California Chrome owner continues assault on racing rules

TRIPLE CROWN:Winner of the Kentucky Derby and the Preakness Stakes, California Chrome had the chance to become just the 12th horse to complete the elusive treble but came up short when he dead-heated for fourth place in the Belmont on Saturday. Photo: Associated Press

By Julian Linden

NEW YORK (Reuters) – Steve Coburn, the outspoken co-owner of California Chrome, continued his bitter attack against the rules of the Triple Crown a day after his horse was beaten in the Belmont Stakes.

Winner of the Kentucky Derby and the Preakness Stakes, California Chrome had the chance to become just the 12th horse to complete the elusive treble but came up short when he dead-heated for fourth place in the Belmont on Saturday.

Like so many other horses that had failed at the final hurdle, California Chrome struggled to reproduce his best over the 1 1/2-mile distance of the Belmont.

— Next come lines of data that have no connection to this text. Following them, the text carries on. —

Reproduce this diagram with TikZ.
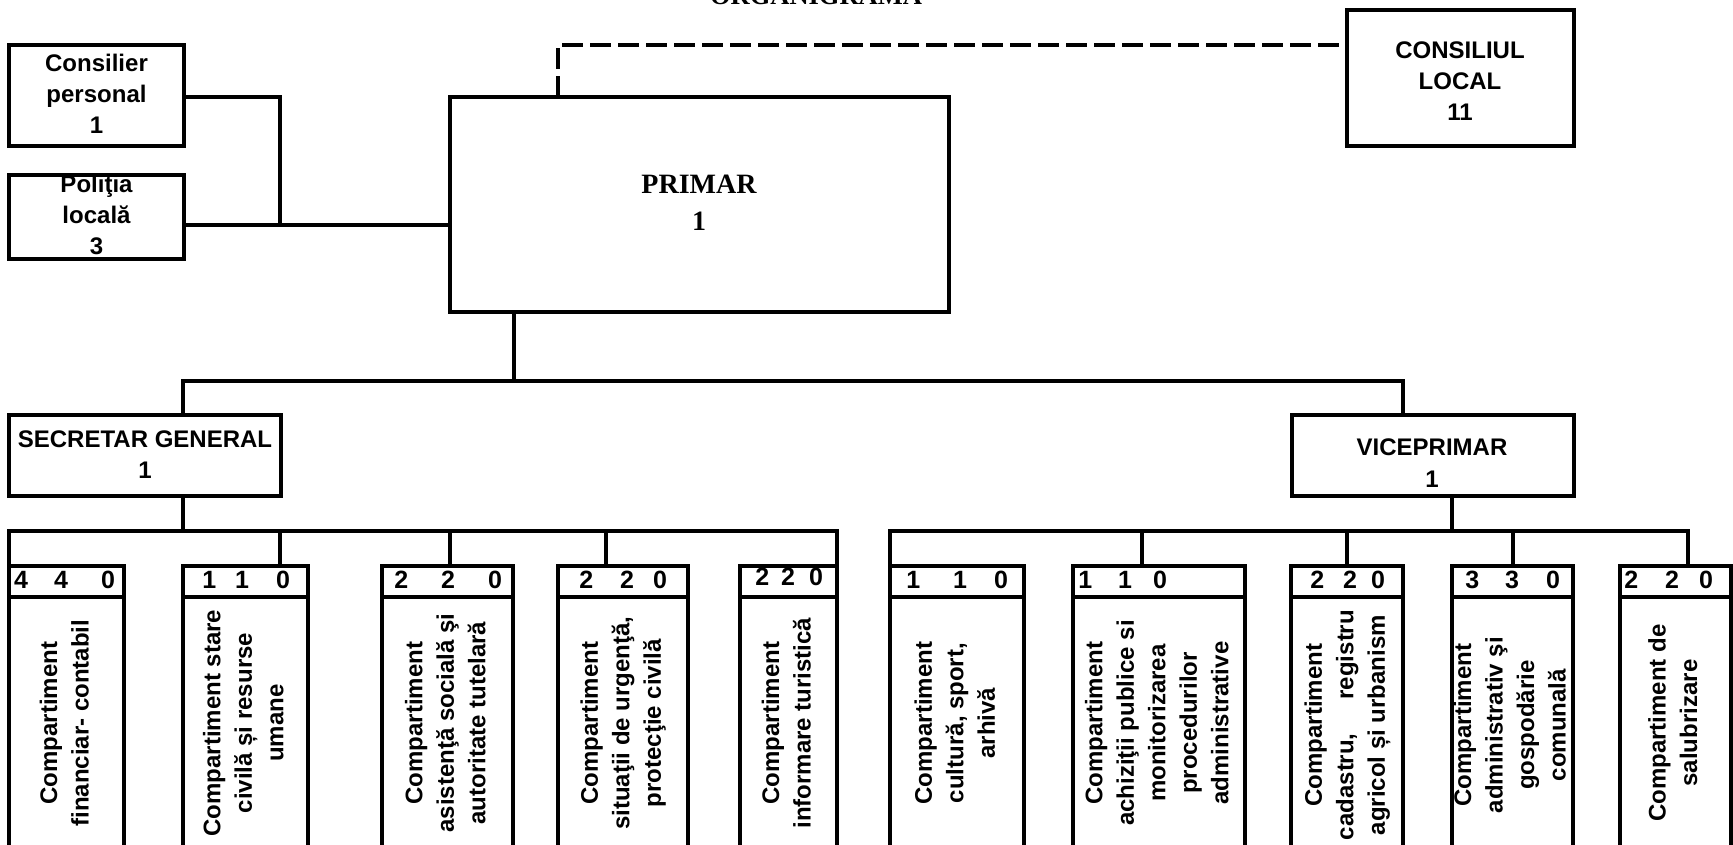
\documentclass[tikz,border=0pt]{standalone}
\usepackage{fontspec}
\setmainfont{Liberation Sans}
\newfontfamily\tms{Liberation Serif}
\newcommand\digs[5]{\makebox[0pt]{#1}\hspace{#4pt}\makebox[0pt]{#2}\hspace{#5pt}\makebox[0pt]{#3}}
\tikzset{
  box/.style={draw, line width=3.2pt, inner sep=0pt, outer sep=0pt, anchor=north west},
  thickbox/.style={box, line width=4.8pt},
  hdr/.style={box, line width=3.2pt, minimum height=31pt},
  body/.style={box, line width=4.6pt, minimum height=253pt},
  conn/.style={line width=3.3pt},
  dashconn/.style={line width=4.5pt, dash pattern=on 21pt off 7pt},
  txt/.style={inner sep=0pt, anchor=base, font=\bfseries\fontsize{24}{31}\selectfont},
  num/.style={inner sep=0pt, anchor=base west, font=\bfseries\fontsize{25}{31}\selectfont},
  rot/.style={inner sep=0pt, rotate=90, font=\bfseries\fontsize{24}{31.5}\selectfont},
}
\begin{document}
\begin{tikzpicture}[x=1pt,y=-1pt]
\useasboundingbox (0,0) rectangle (1733,845);

% title (cut at top)
\node[anchor=base, inner sep=0pt, font=\tms\bfseries\fontsize{26.5}{30}\selectfont] (title) at (816,4.5) {ORGANIGRAMA};

% top boxes
\node[box, minimum width=175pt, minimum height=101pt] (cons) at (9,45) {};
\node[txt] (cons-t) at (96.5,72) {\begin{tabular}[t]{@{}c@{}}Consilier\\personal\\1\end{tabular}};
\node[box, minimum width=175pt, minimum height=84pt] (pol) at (9,175) {};
\node[txt] (pol-t) at (96.5,193) {\begin{tabular}[t]{@{}c@{}}Poliţia\\locală\\3\end{tabular}};
\node[box, minimum width=499pt, minimum height=215pt] (prim) at (450,97) {};
\node[inner sep=0pt, anchor=base, font=\tms\bfseries\fontsize{28}{37}\selectfont] (prim-t) at (699,194) {\begin{tabular}[t]{@{}c@{}}PRIMAR\\1\end{tabular}};
\node[thickbox, minimum width=227pt, minimum height=136pt] (consl) at (1347,10) {};
\node[txt] (consl-t) at (1460,58.5) {\begin{tabular}[t]{@{}c@{}}CONSILIUL\\LOCAL\\11\end{tabular}};

% second level
\node[box, minimum width=272pt, minimum height=81pt] (sec) at (9,415) {};
\node[txt] (sec-t) at (145,447) {\begin{tabular}[t]{@{}c@{}}SECRETAR GENERAL\\1\end{tabular}};
\node[thickbox, minimum width=282pt, minimum height=81pt] (vice) at (1292,415) {};
\node[txt, font=\bfseries\fontsize{24}{32}\selectfont] (vice-t) at (1432,455) {\begin{tabular}[t]{@{}c@{}}VICEPRIMAR\\1\end{tabular}};

% compartment headers and bodies
\node[hdr, minimum width=115pt] (h1) at (9,566) {};
\node[body, minimum width=115pt] (b1) at (9,597) {};
\node[hdr, minimum width=125pt] (h2) at (183,566) {};
\node[body, minimum width=125pt] (b2) at (183,597) {};
\node[hdr, minimum width=131pt] (h3) at (382,566) {};
\node[body, minimum width=131pt] (b3) at (382,597) {};
\node[hdr, minimum width=130pt] (h4) at (558,566) {};
\node[body, minimum width=130pt] (b4) at (558,597) {};
\node[hdr, minimum width=97pt] (h5) at (740,566) {};
\node[body, minimum width=97pt] (b5) at (740,597) {};
\node[hdr, minimum width=134pt] (h6) at (890,566) {};
\node[body, minimum width=134pt] (b6) at (890,597) {};
\node[hdr, minimum width=172pt] (h7) at (1073,566) {};
\node[body, minimum width=172pt] (b7) at (1073,597) {};
\node[hdr, minimum width=112pt] (h8) at (1291,566) {};
\node[body, minimum width=112pt] (b8) at (1291,597) {};
\node[hdr, minimum width=121pt] (h9) at (1452,566) {};
\node[body, minimum width=121pt] (b9) at (1452,597) {};
\node[hdr, minimum width=111pt] (h10) at (1620,566) {};
\node[body, minimum width=111pt] (b10) at (1620,597) {};

% header numbers
\node[num] (n1) at (21,588) {\digs{4}{4}{0}{40}{47}};
\node[num] (n2) at (209,588) {\digs{1}{1}{0}{33}{41}};
\node[num] (n3) at (401,588) {\digs{2}{2}{0}{47}{47}};
\node[num] (n4) at (586,588) {\digs{2}{2}{0}{41}{33}};
\node[num] (n5) at (762,585) {\digs{2}{2}{0}{26}{28}};
\node[num] (n6) at (913,588) {\digs{1}{1}{0}{47}{41}};
\node[num] (n7) at (1085,588) {\digs{1}{1}{0}{40}{35}};
\node[num] (n8) at (1317,588) {\digs{2}{2}{0}{33}{28}};
\node[num] (n9) at (1472,588) {\digs{3}{3}{0}{40}{41}};
\node[num] (n10) at (1631,588) {\digs{2}{2}{0}{41}{34}};

% rotated texts
\node[rot] (t1) at (66.5,723) {\begin{tabular}{@{}c@{}}Compartiment\\financiar- contabil\end{tabular}};
\node[rot] (t2) at (245.5,723) {\begin{tabular}{@{}c@{}}Compartiment stare\\civilă și resurse\\umane\end{tabular}};
\node[rot] (t3) at (447.5,723) {\begin{tabular}{@{}c@{}}Compartiment\\asistenţă socială şi\\autoritate tutelară\end{tabular}};
\node[rot] (t4) at (623,723) {\begin{tabular}{@{}c@{}}Compartiment\\situaţii de urgenţă,\\protecţie civilă\end{tabular}};
\node[rot] (t5) at (788.5,723) {\begin{tabular}{@{}c@{}}Compartiment\\informare turistică\end{tabular}};
\node[rot] (t6) at (957,723) {\begin{tabular}{@{}c@{}}Compartiment\\cultură, sport,\\arhivă\end{tabular}};
\node[rot] (t7) at (1159,723) {\begin{tabular}{@{}c@{}}Compartiment\\achiziţii publice si\\monitorizarea\\procedurilor\\administrative\end{tabular}};
\node[rot] (t8) at (1347,725) {\begin{tabular}{@{}c@{}}Compartiment\\cadastru,\hspace{34pt}registru\\agricol și urbanism\end{tabular}};
\node[rot] (t9) at (1512,725) {\begin{tabular}{@{}c@{}}Compartiment\\administrativ şi\\gospodărie\\comunală\end{tabular}};
\node[rot] (t10) at (1675,723) {\begin{tabular}{@{}c@{}}Compartiment de\\salubrizare\end{tabular}};

% junction coordinates
\coordinate (jc) at (280,97);
\coordinate (jp) at (280,225);
\coordinate (dj) at (558,45);
\coordinate (pb) at (514,381);
\coordinate (sx) at (183,381);
\coordinate (vx) at (1403,381);
\coordinate (sb) at (183,531);
\coordinate (vb) at (1452,531);
\coordinate (t2j) at (280,531);
\coordinate (t3j) at (450,531);
\coordinate (t4j) at (606,531);
\coordinate (t7j) at (1142,531);
\coordinate (t8j) at (1347,531);
\coordinate (t9j) at (1513,531);
\coordinate (t10j) at (1688,531);

% connectors
\draw[conn] (cons.east |- jc) -- (jc) -- (jp);
\draw[conn] (pol.east |- jp) -- (prim.west |- jp);
\draw[dashconn] (prim.north -| dj) -- (dj) -- (consl.west |- dj);
\draw[conn] (prim.south -| pb) -- (pb);
\draw[conn, line join=miter] (sec.north -| sx) -- (sx) -- (vx) -- (vice.north -| vx);
\draw[conn] (sec.south -| sb) -- (sb);
\draw[conn, line join=miter] (h1.north west) -- (h1.north west |- sb) -- (h5.north east |- sb) -- (h5.north east);
\draw[conn] (t2j) -- (h2.north -| t2j);
\draw[conn] (t3j) -- (h3.north -| t3j);
\draw[conn] (t4j) -- (h4.north -| t4j);
\draw[conn] (vice.south -| vb) -- (vb);
\draw[conn, line join=miter] (h6.north west) -- (h6.north west |- sb) -- (t10j) -- (h10.north -| t10j);
\draw[conn] (t7j) -- (h7.north -| t7j);
\draw[conn] (t8j) -- (h8.north -| t8j);
\draw[conn] (t9j) -- (h9.north -| t9j);
\end{tikzpicture}
\end{document}
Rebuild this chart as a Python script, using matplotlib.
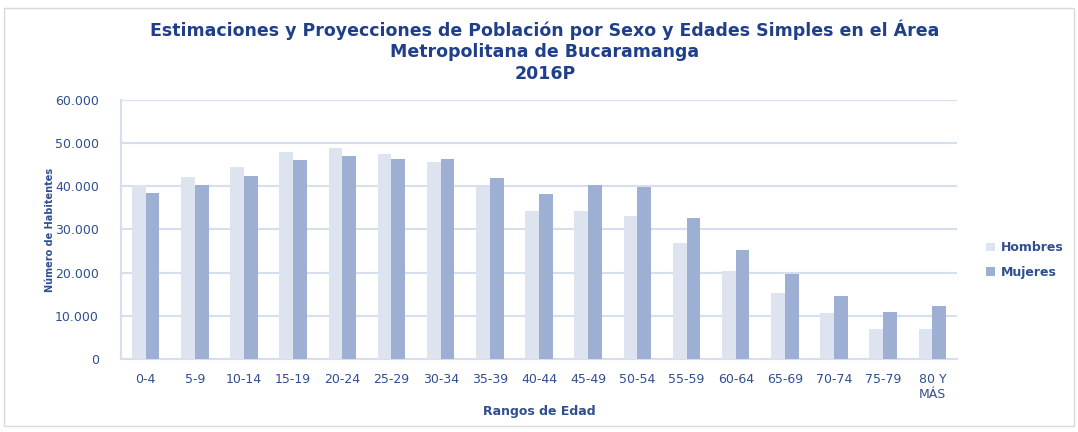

Perhaps fatigued after competing in three races over five weeks, California Chrome also found the challenge of racing against fresher opposition too much.

His trainer and jockey both accepted the loss with grace, saying the horse had been beaten fair and square, but Coburn launched a scathing attack on the connections of the horses that beat him.

Immediately after Saturday’s race, he called them “cowards” and “cheaters” because they did not run in all three races – which they are not required to do under the rules.

California Chrome injured his foot at the start, suffering a small cut behind his right hoof but Art Sherman, the colt’s 77-year-old trainer, said it had no impact on his flat performance.

Sherman also told reporters on Sunday that he had no problems with the rules that had been in place for almost 150 years and expected Coburn to apologize for his comments.

“Horses aren’t cowards and the people aren’t cowards,” Sherman said.

“He was at the heat of the moment. Don’t forget he’s a fairly new owner. Sometimes your emotions get in front of you. He hasn’t been in the game long and hasn’t had any bad luck.”

But Coburn was unrepentant, insisting his horse had been robbed by an unfair system.

“These people nominate their horses for the Triple Crown and then they hold out two (races) and then come back and run one,” Coburn told ESPN.

“That would be like me at 6 feet 2 inches playing basketball with a kid in a wheelchair…

“Would it be fair if I played basketball with a child in a wheelchair?”

The format for the Triple Crown had already been under scrutiny because no horse has achieved the feat for 36 years.

The advocates for change have suggested the gaps between each of the races should be widened to give the best horses more time to recover but the traditionalists argue that the Triple Crown would be devalued if it became too easy.

California Chrome’s jockey Victor Espinoza, who also won the first two legs on War Emblem in 2002 only to be beaten in the Belmont, said the Triple Crown was not impossible but only a very special horse with a luck on his side could do it.

“I don’t feel bad because of California Chrome, he was just a little bit empty,” Espinoza said.

“But I’m sure, one of these days, sooner or later, we need to break this, this bad karma.”

The connections of Tonalist declined to respond to the comments Coburn made about him, but plenty of others did, deriding Coburn on social media as a sore loser.

“I don’t regret a thing I said,” Coburn said.